Imam Ghazali menjelaskan bahwa syukur tersusun atas 3 perkara, yaitu : (1) Ilmu, yaitu pengetahuan tentang nikmat dan pemberiannya,serta meyakini bahwa semua nikmat berasal dari-Nya, sedangkan makhluk yang lain hanyalah sebagai perantaranya saja. Wujud nyata dari hal ini adalah adanya gerakan lidah/lisan dalam memuji-Nya dan tidak ada keinginan untuk memuji yang lain, (2) Hal/kondisi spiritual, yaitu karena pengetahuan dan keyakinan tadi melahirkan jiwa tenteram membuatnya senang dan mencintai yang memberikan nikmat padanya dalam betuk kepatuhan dan ketundukan.
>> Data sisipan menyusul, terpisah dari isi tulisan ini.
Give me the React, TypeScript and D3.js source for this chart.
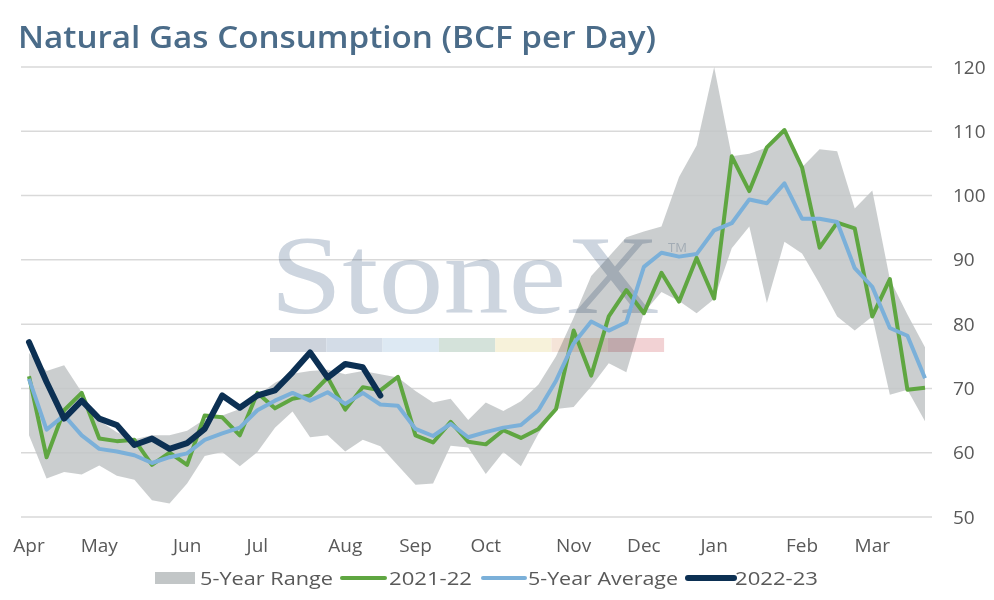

Wujud konkrit dari perkara di atas adalah adanya kepatuhan dalam menjalankan perintah-Nya dan menjauhi larangan-Nya, (3) Amal perbuatan, yang berkaitan dengan hati, lisan dan perbuatan. Makna dari ungkapan tersebut adalah adanya keinginan untuk selalu berbuat kebaikan. Dalam konteks budaya rasulan nyatalah bahwa tradisi yang dilakukan oleh masyarakat Gunungkidul tersebut menunjukkan nilai religiusme seseorang terhadap pencipta-Nya. Sebab orang yang bersyukur tak hanya sekedar melafalkan dengan lisan atau dalam bentuk peribadatan manusia (hablun min allah) namun juga dalam bentuk perbuatan atau tindakan nyata secara ikhlas tanpa ada paksaan dari pihak manapun. Tindakan yang dimaksud adalah dengan diselenggarakannya tradisi rasulan dimana dalam kegiatan tersebut masyarakat mengeluarkan biaya yang tidak sedikit, namun mereka tak pernah mempermasalahkannya. Mereka benar-benar tulus dan ikhas dalam membiayai tradisi rasulan yang tentu saja membutuhkan biaya yang tidak sedikit.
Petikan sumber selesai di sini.